Ces données interpellent. Certes, cette étude a des limites méthodologiques. Elle ne prend pas en compte l’activité physique des individus, leur nutrition notamment. Cependant, elle renforce notre conviction que lutter contre le tabagisme et prendre en charge l’hypertension artérielle est impératif dans la lutte contre les MCV.
Or, les données épidémiologiques françaises récentes [2] ne sont pas rassurantes. La prévalence des facteurs de risque est élevée : dans la population générale française, elle atteint 30 % pour l’HTA, 25 % pour le tabagisme et 23 % pour l’hypercholestérolémie. Trop de Français ignorent leur état de santé : près de 1 hypertendu sur 2 méconnaît son hypertension artérielle, 1 personne souffrant d’hypercholestérolémie sur 2 ignore son hypercholestérolémie, et 1 diabétique sur 5 son diabète. Ce degré de méconnaissance des individus touchés est particulièrement préoccupant. Les facteurs de risque comportementaux méritent une attention particulière : en effet, près de 1 adulte sur 3 est fumeur, près de trois quarts d’entre eux ne respectent pas la recommandation de manger 5 fruits et légumes par jour, et 4 adultes sur 5 consomment plus de 6 g de sel par jour.

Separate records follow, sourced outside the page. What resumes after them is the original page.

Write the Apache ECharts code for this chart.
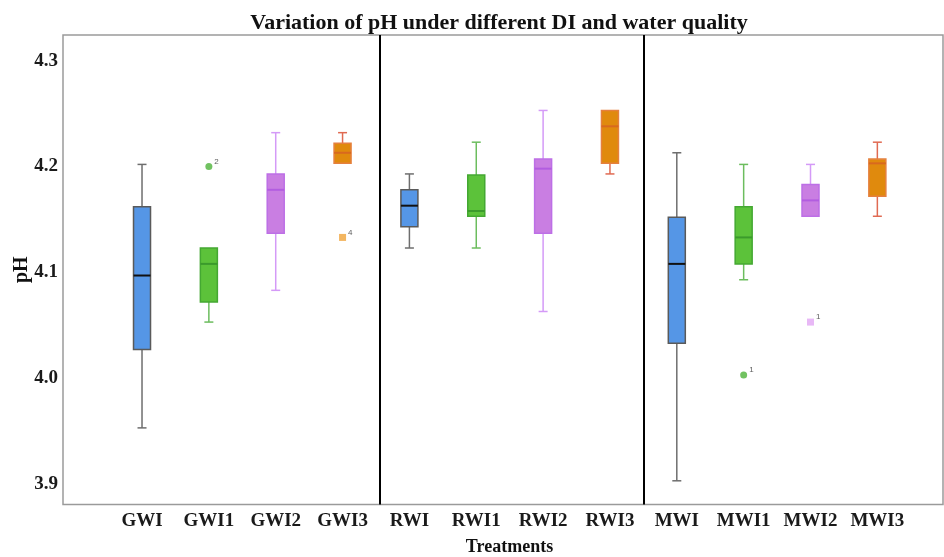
<!DOCTYPE html>
<html>
<head>
<meta charset="utf-8">
<script src="https://cdn.jsdelivr.net/npm/echarts@6/dist/echarts.min.js"></script>
<style>
  html, body { margin: 0; padding: 0; background: #fff; }
  #chart { width: 944px; height: 557px; }
</style>
</head>
<body>
<div id="chart"></div>
<script>
// treatments and box statistics
const treatments = ['GWI', 'GWI1', 'GWI2', 'GWI3', 'RWI', 'RWI1', 'RWI2', 'RWI3', 'MWI', 'MWI1', 'MWI2', 'MWI3'];
const mins    = [3.953, 4.053, 4.083, 4.203, 4.123, 4.123, 4.063, 4.193, 3.903, 4.093, 4.153, 4.153];
const q1s     = [4.027, 4.072, 4.137, 4.203, 4.143, 4.153, 4.137, 4.203, 4.033, 4.108, 4.153, 4.172];
const medians = [4.097, 4.108, 4.178, 4.213, 4.163, 4.158, 4.198, 4.238, 4.108, 4.133, 4.168, 4.203];
const q3s     = [4.162, 4.123, 4.193, 4.222, 4.178, 4.192, 4.207, 4.253, 4.152, 4.162, 4.183, 4.207];
const maxs    = [4.202, 4.123, 4.232, 4.232, 4.193, 4.223, 4.253, 4.253, 4.213, 4.202, 4.202, 4.223];

// outliers
const outlierTreatment = ['GWI1', 'GWI3', 'MWI1', 'MWI2'];
const outlierValue     = [4.200, 4.133, 4.003, 4.053];
const outlierCase      = ['2', '4', '1', '1'];

const yTicks = [3.9, 4.0, 4.1, 4.2, 4.3];

// colours per DI level (I, I1, I2, I3)
const boxStyles = [
  { fill: '#5596e6', border: '#5a5a5a', whisker: '#6e6e6e', median: '#111' },
  { fill: '#5cc23a', border: '#44a832', whisker: '#6cbd5e', median: '#3b9a2c' },
  { fill: '#c97ee2', border: '#bd6fe6', whisker: '#d49af7', median: '#b25de0' },
  { fill: '#e08a0d', border: '#e5803e', whisker: '#e06a52', median: '#d8691f' }
];
const outlierStyles = {
  GWI1: { symbol: 'circle', size: 7, color: '#4db33a' },
  GWI3: { symbol: 'star', size: 7, color: '#f0a43a' },
  MWI1: { symbol: 'circle', size: 7, color: '#4db33a' },
  MWI2: { symbol: 'star', size: 7, color: '#e2a6f4' }
};

const boxData = treatments.map((t, i) => [i + 1, mins[i], q1s[i], medians[i], q3s[i], maxs[i]]);
const outlierData = outlierTreatment.map((t, i) => {
  const st = outlierStyles[t];
  return {
    value: [treatments.indexOf(t) + 1, outlierValue[i]],
    symbol: st.symbol,
    symbolSize: st.size,
    itemStyle: { color: st.color },
    label: { formatter: outlierCase[i] }
  };
});

const serif = '"Liberation Serif", "Times New Roman", serif';

function renderBox(params, api) {
  const x = api.value(0);
  const pMin = api.coord([x, api.value(1)]);
  const pQ1 = api.coord([x, api.value(2)]);
  const pMed = api.coord([x, api.value(3)]);
  const pQ3 = api.coord([x, api.value(4)]);
  const pMax = api.coord([x, api.value(5)]);
  const st = boxStyles[params.dataIndex % 4];
  const half = 8.5, cap = 4.5, cx = pMed[0];
  const children = [];
  if (pMin[1] - pQ1[1] > 0.5) {
    children.push({ type: 'line', shape: { x1: cx, y1: pQ1[1], x2: cx, y2: pMin[1] }, style: { stroke: st.whisker, lineWidth: 1.5 } });
    children.push({ type: 'line', shape: { x1: cx - cap, y1: pMin[1], x2: cx + cap, y2: pMin[1] }, style: { stroke: st.whisker, lineWidth: 1.5 } });
  }
  if (pQ3[1] - pMax[1] > 0.5) {
    children.push({ type: 'line', shape: { x1: cx, y1: pQ3[1], x2: cx, y2: pMax[1] }, style: { stroke: st.whisker, lineWidth: 1.5 } });
    children.push({ type: 'line', shape: { x1: cx - cap, y1: pMax[1], x2: cx + cap, y2: pMax[1] }, style: { stroke: st.whisker, lineWidth: 1.5 } });
  }
  children.push({ type: 'rect', shape: { x: cx - half, y: pQ3[1], width: half * 2, height: pQ1[1] - pQ3[1] }, style: { fill: st.fill, stroke: st.border, lineWidth: 1.5 } });
  children.push({ type: 'line', shape: { x1: cx - half, y1: pMed[1], x2: cx + half, y2: pMed[1] }, style: { stroke: st.median, lineWidth: 2 } });
  return { type: 'group', children: children };
}

const chart = echarts.init(document.getElementById('chart'));
const option = {
  backgroundColor: '#fff',
  animation: false,
  title: {
    text: 'Variation of pH under different DI and water quality',
    left: 494,
    textAlign: 'center',
    top: 7,
    textStyle: { fontFamily: serif, fontWeight: 'bold', fontSize: 22, color: '#111' }
  },
  grid: {
    left: 63, right: 1, top: 35, bottom: 52.5,
    show: true, borderColor: '#9a9a9a', borderWidth: 1.5,
    outerBoundsMode: 'none'
  },
  xAxis: {
    type: 'value',
    min: -0.182,
    max: 12.982,
    name: 'Treatments',
    nameLocation: 'middle',
    nameGap: 34,
    nameTextStyle: { fontFamily: serif, fontWeight: 'bold', fontSize: 18, color: '#111', padding: [0, 0, 0, 13] },
    axisLine: { show: false },
    axisTick: { show: false },
    splitLine: { show: false },
    axisLabel: {
      customValues: treatments.map((t, i) => i + 1),
      formatter: v => treatments[Math.round(v) - 1] || '',
      margin: 7,
      fontFamily: serif, fontWeight: 'bold', fontSize: 19, color: '#1a1a1a'
    }
  },
  yAxis: {
    type: 'value',
    min: 3.8806,
    max: 4.3243,
    name: 'pH',
    nameLocation: 'middle',
    nameGap: 31,
    nameMoveOverlap: false,
    nameTextStyle: { fontFamily: serif, fontWeight: 'bold', fontSize: 20, color: '#111' },
    axisLine: { show: false },
    axisTick: { show: false },
    splitLine: { show: false },
    axisLabel: {
      customValues: yTicks,
      formatter: v => v.toFixed(1),
      margin: 5,
      fontFamily: serif, fontWeight: 'bold', fontSize: 19, color: '#1a1a1a'
    }
  },
  series: [
    {
      type: 'custom',
      name: 'pH',
      renderItem: renderBox,
      encode: { x: 0, y: [1, 2, 3, 4, 5] },
      data: boxData,
      z: 3
    },
    {
      type: 'scatter',
      name: 'outliers',
      data: outlierData,
      z: 4,
      label: {
        show: true,
        position: 'right',
        offset: [-3, -5],
        fontSize: 8,
        fontFamily: 'Arial, sans-serif',
        color: '#333'
      },
      markLine: {
        silent: true,
        symbol: 'none',
        label: { show: false },
        lineStyle: { color: '#000', width: 2, type: 'solid' },
        data: [{ xAxis: 4.56 }, { xAxis: 8.51 }]
      }
    }
  ]
};
chart.setOption(option);
</script>
</body>
</html>
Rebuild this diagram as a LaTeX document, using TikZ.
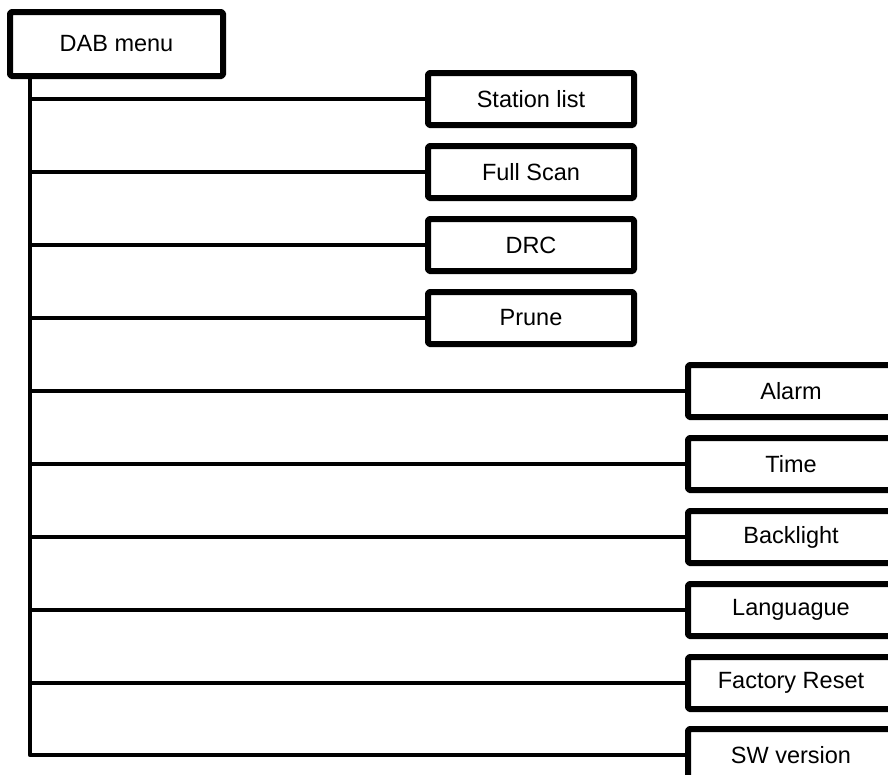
\documentclass[tikz,border=0pt]{standalone}
\usepackage{fontspec}
\setmainfont{Liberation Sans}
\usepackage{tikz}
\usetikzlibrary{positioning}

\begin{document}
\begin{tikzpicture}[x=1pt, y=-1pt,
    menubox/.style={draw, line width=6pt, line join=round, rounded corners=1.5pt,
        minimum width=206pt, minimum height=52pt, inner sep=0pt,
        font=\fontsize{23.5}{28}\selectfont},
    wire/.style={line width=4.5pt}]
    \useasboundingbox (0,0) rectangle (888,774);
    \clip (0,0) rectangle (888,774);

    % Root menu
    \node[menubox, minimum width=213pt, minimum height=64pt] (dab) at (116.5,44) {DAB menu};
    \coordinate (spine) at (30,79);

    % Short branches
    \node[menubox] (stations) at (531,99) {Station list};
    \node[menubox] (scan) at (531,172) {Full Scan};
    \node[menubox] (drc) at (531,245) {DRC};
    \node[menubox] (prune) at (531,318) {Prune};

    % Long branches
    \node[menubox] (alarm) at (791,391) {Alarm};
    \node[menubox] (time) at (791,464) {Time};
    \node[menubox] (backlight) at (791,537) {Backlight};
    \node[menubox] (language) at (791,610) {Languague};
    \node[menubox] (reset) at (791,683) {Factory Reset};
    \node[menubox] (version) at (791,755) {SW version};

    % Spine down to the last entry
    \draw[wire, line join=round] (dab.south -| spine) |- (version.west);

    % Connectors
    \foreach \n in {stations,scan,drc,prune,alarm,time,backlight,language,reset}
        \draw[wire] (spine |- \n.west) -- (\n.west);
\end{tikzpicture}
\end{document}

Les actions de dépistage sont donc particulièrement d’actualité et doivent être multipliées par tous les acteurs. Celles-ci sont largement développées par la Fédération française de cardiologie lors des Parcours du Cœur, qui fêtent cette année leurs 50 ans d’existence. Ces Parcours du Cœur à destination du grand public sont déclinés sous forme de Parcours du Cœur scolaires et également, de plus en plus, sous la forme de Parcours du Cœur entreprises. Les Parcours du Cœur ont permis d’intéresser, en 2024, quelque 500 000 Français de tous âges, en proposant des activités physiques et, surtout, en incitant les participants à prendre conscience de l’intérêt de l’activité physique en prévention des MCV. Les recommandations d’activité physique devraient en effet être connues de toutes et de tous : 150 minutes par semaine d’activité physique modérée pour les adultes et 300 minutes par semaine d’activité physique modérée pour les enfants et les adolescents. Or, d’après les données récentes, 47 % des femmes et 29 % des hommes ne suivaient pas les recommandations d’activité physique et 41 % ont un niveau de sédentarité élevé.
Cette situation témoigne de l’urgence du renforcement des politiques de prévention de ces facteurs de risque. Nombreux sont ceux qui s’y emploient, comme la Haute Autorité de santé (HAS), dont la mission est de lutter contre les facteurs de risque et les MCV, mais un effort coordonné de grande ampleur est nécessaire [3]. Une entité coordinatrice, telle qu’une délégation interministérielle impliquant les différents ministères concernés, est souhaitable et de nombreux acteurs impliqués, parmi lesquels la Fédération française de cardiologie, l’appellent de leurs vœux.